-- DIRECTIVE --
Transcribe every line exactly and omit anything that is a picture.

TASK INPUTS start

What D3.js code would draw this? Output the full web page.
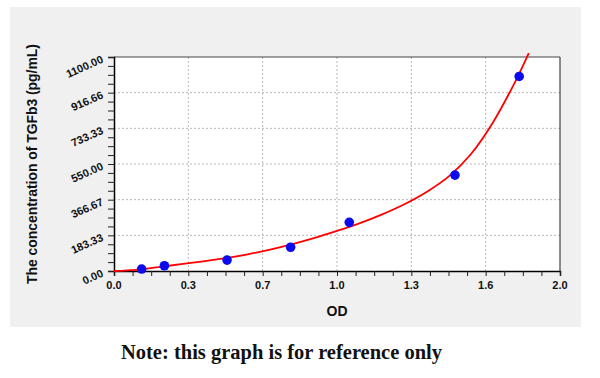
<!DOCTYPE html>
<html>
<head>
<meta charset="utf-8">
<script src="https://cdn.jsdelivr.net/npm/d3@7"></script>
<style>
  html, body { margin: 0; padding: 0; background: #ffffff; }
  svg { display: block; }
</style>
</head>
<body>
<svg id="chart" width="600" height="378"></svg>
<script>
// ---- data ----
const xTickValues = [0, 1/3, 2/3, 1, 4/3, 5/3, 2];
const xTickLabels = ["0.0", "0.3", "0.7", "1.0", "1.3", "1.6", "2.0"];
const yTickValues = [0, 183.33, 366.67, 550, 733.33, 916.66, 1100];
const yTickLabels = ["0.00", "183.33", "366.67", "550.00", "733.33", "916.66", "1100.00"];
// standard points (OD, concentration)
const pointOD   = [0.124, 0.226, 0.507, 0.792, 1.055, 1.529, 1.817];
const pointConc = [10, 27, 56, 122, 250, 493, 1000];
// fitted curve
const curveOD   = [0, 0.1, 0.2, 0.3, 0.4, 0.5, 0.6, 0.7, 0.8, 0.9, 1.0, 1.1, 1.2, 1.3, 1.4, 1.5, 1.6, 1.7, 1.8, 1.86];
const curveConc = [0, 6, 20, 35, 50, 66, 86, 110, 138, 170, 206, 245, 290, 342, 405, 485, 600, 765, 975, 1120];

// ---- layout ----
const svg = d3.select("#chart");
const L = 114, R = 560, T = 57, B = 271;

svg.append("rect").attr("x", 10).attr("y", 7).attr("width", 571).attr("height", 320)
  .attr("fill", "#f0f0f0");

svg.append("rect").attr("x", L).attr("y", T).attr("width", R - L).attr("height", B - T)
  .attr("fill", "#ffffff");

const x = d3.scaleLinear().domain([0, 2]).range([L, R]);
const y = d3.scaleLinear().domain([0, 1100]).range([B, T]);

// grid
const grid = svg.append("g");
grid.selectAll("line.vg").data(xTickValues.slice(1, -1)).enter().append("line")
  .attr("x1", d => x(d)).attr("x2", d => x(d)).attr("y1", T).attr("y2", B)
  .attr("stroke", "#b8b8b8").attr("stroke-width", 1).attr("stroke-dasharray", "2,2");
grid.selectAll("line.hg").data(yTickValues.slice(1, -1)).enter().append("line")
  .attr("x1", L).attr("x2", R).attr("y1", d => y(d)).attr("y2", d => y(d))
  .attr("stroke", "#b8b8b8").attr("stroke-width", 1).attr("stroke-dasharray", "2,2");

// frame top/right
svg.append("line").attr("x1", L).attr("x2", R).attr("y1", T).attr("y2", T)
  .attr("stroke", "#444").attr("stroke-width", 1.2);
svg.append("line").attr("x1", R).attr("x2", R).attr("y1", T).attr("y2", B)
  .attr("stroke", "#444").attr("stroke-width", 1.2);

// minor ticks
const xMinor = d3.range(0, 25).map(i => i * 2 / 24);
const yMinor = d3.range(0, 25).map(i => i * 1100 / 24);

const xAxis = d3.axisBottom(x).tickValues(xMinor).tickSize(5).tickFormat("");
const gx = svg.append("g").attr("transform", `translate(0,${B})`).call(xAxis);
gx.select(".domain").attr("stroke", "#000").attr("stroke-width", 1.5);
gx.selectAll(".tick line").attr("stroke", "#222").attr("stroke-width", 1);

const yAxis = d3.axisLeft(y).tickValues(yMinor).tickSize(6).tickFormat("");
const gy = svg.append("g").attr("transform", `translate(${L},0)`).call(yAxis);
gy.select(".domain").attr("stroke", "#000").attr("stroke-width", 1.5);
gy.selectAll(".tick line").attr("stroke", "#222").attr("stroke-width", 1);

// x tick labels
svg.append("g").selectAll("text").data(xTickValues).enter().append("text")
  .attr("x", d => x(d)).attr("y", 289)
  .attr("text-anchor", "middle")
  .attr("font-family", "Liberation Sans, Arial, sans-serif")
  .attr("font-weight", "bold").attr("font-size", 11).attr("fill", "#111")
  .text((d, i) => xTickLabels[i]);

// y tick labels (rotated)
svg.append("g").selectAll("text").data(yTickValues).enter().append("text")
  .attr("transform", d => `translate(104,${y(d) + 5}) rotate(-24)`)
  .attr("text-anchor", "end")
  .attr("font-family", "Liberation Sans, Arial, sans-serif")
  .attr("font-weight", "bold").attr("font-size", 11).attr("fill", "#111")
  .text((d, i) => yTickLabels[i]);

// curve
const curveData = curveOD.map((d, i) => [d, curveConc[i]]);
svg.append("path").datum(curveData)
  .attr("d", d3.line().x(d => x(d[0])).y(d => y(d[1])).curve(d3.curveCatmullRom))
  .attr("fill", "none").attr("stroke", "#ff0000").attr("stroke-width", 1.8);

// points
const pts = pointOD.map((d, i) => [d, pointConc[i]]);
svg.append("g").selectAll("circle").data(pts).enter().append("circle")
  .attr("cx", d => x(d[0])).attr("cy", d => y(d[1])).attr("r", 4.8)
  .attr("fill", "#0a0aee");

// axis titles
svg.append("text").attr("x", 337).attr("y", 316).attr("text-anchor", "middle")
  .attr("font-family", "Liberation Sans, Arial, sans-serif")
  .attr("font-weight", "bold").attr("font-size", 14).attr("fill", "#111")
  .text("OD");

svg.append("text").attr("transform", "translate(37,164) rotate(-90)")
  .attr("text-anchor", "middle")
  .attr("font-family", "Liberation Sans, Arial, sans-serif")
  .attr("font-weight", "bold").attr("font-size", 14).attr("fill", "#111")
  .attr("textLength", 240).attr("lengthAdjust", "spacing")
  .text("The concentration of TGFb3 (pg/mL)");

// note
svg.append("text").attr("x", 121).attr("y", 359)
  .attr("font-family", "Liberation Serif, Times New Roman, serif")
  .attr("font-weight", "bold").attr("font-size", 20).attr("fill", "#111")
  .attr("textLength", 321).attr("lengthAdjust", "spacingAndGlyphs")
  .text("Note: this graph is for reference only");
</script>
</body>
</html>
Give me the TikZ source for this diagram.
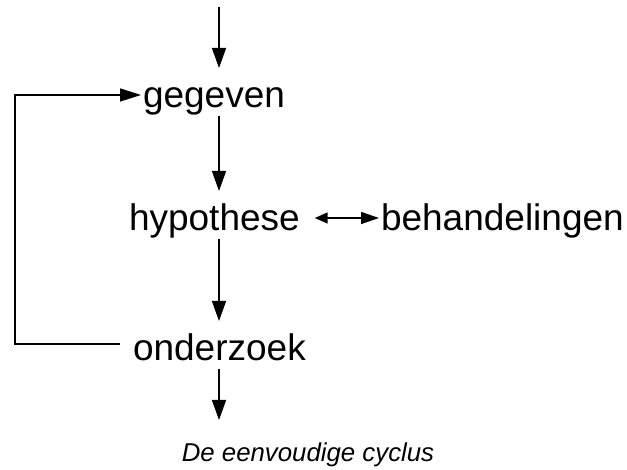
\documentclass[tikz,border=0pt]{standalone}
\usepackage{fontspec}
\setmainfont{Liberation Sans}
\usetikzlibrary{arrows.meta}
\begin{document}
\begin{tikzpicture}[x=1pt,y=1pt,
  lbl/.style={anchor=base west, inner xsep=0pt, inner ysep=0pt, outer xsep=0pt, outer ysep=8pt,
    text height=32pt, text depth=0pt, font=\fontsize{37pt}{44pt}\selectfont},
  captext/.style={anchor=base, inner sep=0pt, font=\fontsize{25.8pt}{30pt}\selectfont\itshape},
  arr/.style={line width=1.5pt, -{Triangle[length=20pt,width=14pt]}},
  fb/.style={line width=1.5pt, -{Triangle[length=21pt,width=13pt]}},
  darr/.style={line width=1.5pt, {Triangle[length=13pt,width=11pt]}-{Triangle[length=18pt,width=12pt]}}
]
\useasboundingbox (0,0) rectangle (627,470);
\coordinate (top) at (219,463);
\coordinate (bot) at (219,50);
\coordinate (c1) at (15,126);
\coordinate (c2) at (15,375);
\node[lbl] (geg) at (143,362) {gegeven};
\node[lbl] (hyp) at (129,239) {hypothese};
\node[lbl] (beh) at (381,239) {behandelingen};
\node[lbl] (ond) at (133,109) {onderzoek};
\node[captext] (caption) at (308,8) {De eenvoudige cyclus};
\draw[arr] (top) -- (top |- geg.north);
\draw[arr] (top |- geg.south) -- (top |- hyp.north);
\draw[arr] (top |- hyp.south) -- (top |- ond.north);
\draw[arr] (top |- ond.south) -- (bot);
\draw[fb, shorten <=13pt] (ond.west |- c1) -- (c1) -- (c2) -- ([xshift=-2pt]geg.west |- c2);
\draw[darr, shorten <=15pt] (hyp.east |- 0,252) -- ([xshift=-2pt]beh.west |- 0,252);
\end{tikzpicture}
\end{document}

TASK INPUTS end

-- COMPLETE RESPONSE --
What D3.js code would draw this? Output the full web page.
<!DOCTYPE html>
<html>
<head>
<meta charset="utf-8">
<script src="https://cdn.jsdelivr.net/npm/d3@7"></script>
<style>
  html, body { margin: 0; padding: 0; background: #ffffff; }
  svg { display: block; }
</style>
</head>
<body>
<svg id="chart" width="600" height="378"></svg>
<script>
// ---- data ----
const xTickValues = [0, 1/3, 2/3, 1, 4/3, 5/3, 2];
const xTickLabels = ["0.0", "0.3", "0.7", "1.0", "1.3", "1.6", "2.0"];
const yTickValues = [0, 183.33, 366.67, 550, 733.33, 916.66, 1100];
const yTickLabels = ["0.00", "183.33", "366.67", "550.00", "733.33", "916.66", "1100.00"];
// standard points (OD, concentration)
const pointOD   = [0.124, 0.226, 0.507, 0.792, 1.055, 1.529, 1.817];
const pointConc = [10, 27, 56, 122, 250, 493, 1000];
// fitted curve
const curveOD   = [0, 0.1, 0.2, 0.3, 0.4, 0.5, 0.6, 0.7, 0.8, 0.9, 1.0, 1.1, 1.2, 1.3, 1.4, 1.5, 1.6, 1.7, 1.8, 1.86];
const curveConc = [0, 6, 20, 35, 50, 66, 86, 110, 138, 170, 206, 245, 290, 342, 405, 485, 600, 765, 975, 1120];

// ---- layout ----
const svg = d3.select("#chart");
const L = 114, R = 560, T = 57, B = 271;

svg.append("rect").attr("x", 10).attr("y", 7).attr("width", 571).attr("height", 320)
  .attr("fill", "#f0f0f0");

svg.append("rect").attr("x", L).attr("y", T).attr("width", R - L).attr("height", B - T)
  .attr("fill", "#ffffff");

const x = d3.scaleLinear().domain([0, 2]).range([L, R]);
const y = d3.scaleLinear().domain([0, 1100]).range([B, T]);

// grid
const grid = svg.append("g");
grid.selectAll("line.vg").data(xTickValues.slice(1, -1)).enter().append("line")
  .attr("x1", d => x(d)).attr("x2", d => x(d)).attr("y1", T).attr("y2", B)
  .attr("stroke", "#b8b8b8").attr("stroke-width", 1).attr("stroke-dasharray", "2,2");
grid.selectAll("line.hg").data(yTickValues.slice(1, -1)).enter().append("line")
  .attr("x1", L).attr("x2", R).attr("y1", d => y(d)).attr("y2", d => y(d))
  .attr("stroke", "#b8b8b8").attr("stroke-width", 1).attr("stroke-dasharray", "2,2");

// frame top/right
svg.append("line").attr("x1", L).attr("x2", R).attr("y1", T).attr("y2", T)
  .attr("stroke", "#444").attr("stroke-width", 1.2);
svg.append("line").attr("x1", R).attr("x2", R).attr("y1", T).attr("y2", B)
  .attr("stroke", "#444").attr("stroke-width", 1.2);

// minor ticks
const xMinor = d3.range(0, 25).map(i => i * 2 / 24);
const yMinor = d3.range(0, 25).map(i => i * 1100 / 24);

const xAxis = d3.axisBottom(x).tickValues(xMinor).tickSize(5).tickFormat("");
const gx = svg.append("g").attr("transform", `translate(0,${B})`).call(xAxis);
gx.select(".domain").attr("stroke", "#000").attr("stroke-width", 1.5);
gx.selectAll(".tick line").attr("stroke", "#222").attr("stroke-width", 1);

const yAxis = d3.axisLeft(y).tickValues(yMinor).tickSize(6).tickFormat("");
const gy = svg.append("g").attr("transform", `translate(${L},0)`).call(yAxis);
gy.select(".domain").attr("stroke", "#000").attr("stroke-width", 1.5);
gy.selectAll(".tick line").attr("stroke", "#222").attr("stroke-width", 1);

// x tick labels
svg.append("g").selectAll("text").data(xTickValues).enter().append("text")
  .attr("x", d => x(d)).attr("y", 289)
  .attr("text-anchor", "middle")
  .attr("font-family", "Liberation Sans, Arial, sans-serif")
  .attr("font-weight", "bold").attr("font-size", 11).attr("fill", "#111")
  .text((d, i) => xTickLabels[i]);

// y tick labels (rotated)
svg.append("g").selectAll("text").data(yTickValues).enter().append("text")
  .attr("transform", d => `translate(104,${y(d) + 5}) rotate(-24)`)
  .attr("text-anchor", "end")
  .attr("font-family", "Liberation Sans, Arial, sans-serif")
  .attr("font-weight", "bold").attr("font-size", 11).attr("fill", "#111")
  .text((d, i) => yTickLabels[i]);

// curve
const curveData = curveOD.map((d, i) => [d, curveConc[i]]);
svg.append("path").datum(curveData)
  .attr("d", d3.line().x(d => x(d[0])).y(d => y(d[1])).curve(d3.curveCatmullRom))
  .attr("fill", "none").attr("stroke", "#ff0000").attr("stroke-width", 1.8);

// points
const pts = pointOD.map((d, i) => [d, pointConc[i]]);
svg.append("g").selectAll("circle").data(pts).enter().append("circle")
  .attr("cx", d => x(d[0])).attr("cy", d => y(d[1])).attr("r", 4.8)
  .attr("fill", "#0a0aee");

// axis titles
svg.append("text").attr("x", 337).attr("y", 316).attr("text-anchor", "middle")
  .attr("font-family", "Liberation Sans, Arial, sans-serif")
  .attr("font-weight", "bold").attr("font-size", 14).attr("fill", "#111")
  .text("OD");

svg.append("text").attr("transform", "translate(37,164) rotate(-90)")
  .attr("text-anchor", "middle")
  .attr("font-family", "Liberation Sans, Arial, sans-serif")
  .attr("font-weight", "bold").attr("font-size", 14).attr("fill", "#111")
  .attr("textLength", 240).attr("lengthAdjust", "spacing")
  .text("The concentration of TGFb3 (pg/mL)");

// note
svg.append("text").attr("x", 121).attr("y", 359)
  .attr("font-family", "Liberation Serif, Times New Roman, serif")
  .attr("font-weight", "bold").attr("font-size", 20).attr("fill", "#111")
  .attr("textLength", 321).attr("lengthAdjust", "spacingAndGlyphs")
  .text("Note: this graph is for reference only");
</script>
</body>
</html>
Give me the TikZ source for this diagram.
\documentclass[tikz,border=0pt]{standalone}
\usepackage{fontspec}
\setmainfont{Liberation Sans}
\usetikzlibrary{arrows.meta}
\begin{document}
\begin{tikzpicture}[x=1pt,y=1pt,
  lbl/.style={anchor=base west, inner xsep=0pt, inner ysep=0pt, outer xsep=0pt, outer ysep=8pt,
    text height=32pt, text depth=0pt, font=\fontsize{37pt}{44pt}\selectfont},
  captext/.style={anchor=base, inner sep=0pt, font=\fontsize{25.8pt}{30pt}\selectfont\itshape},
  arr/.style={line width=1.5pt, -{Triangle[length=20pt,width=14pt]}},
  fb/.style={line width=1.5pt, -{Triangle[length=21pt,width=13pt]}},
  darr/.style={line width=1.5pt, {Triangle[length=13pt,width=11pt]}-{Triangle[length=18pt,width=12pt]}}
]
\useasboundingbox (0,0) rectangle (627,470);
\coordinate (top) at (219,463);
\coordinate (bot) at (219,50);
\coordinate (c1) at (15,126);
\coordinate (c2) at (15,375);
\node[lbl] (geg) at (143,362) {gegeven};
\node[lbl] (hyp) at (129,239) {hypothese};
\node[lbl] (beh) at (381,239) {behandelingen};
\node[lbl] (ond) at (133,109) {onderzoek};
\node[captext] (caption) at (308,8) {De eenvoudige cyclus};
\draw[arr] (top) -- (top |- geg.north);
\draw[arr] (top |- geg.south) -- (top |- hyp.north);
\draw[arr] (top |- hyp.south) -- (top |- ond.north);
\draw[arr] (top |- ond.south) -- (bot);
\draw[fb, shorten <=13pt] (ond.west |- c1) -- (c1) -- (c2) -- ([xshift=-2pt]geg.west |- c2);
\draw[darr, shorten <=15pt] (hyp.east |- 0,252) -- ([xshift=-2pt]beh.west |- 0,252);
\end{tikzpicture}
\end{document}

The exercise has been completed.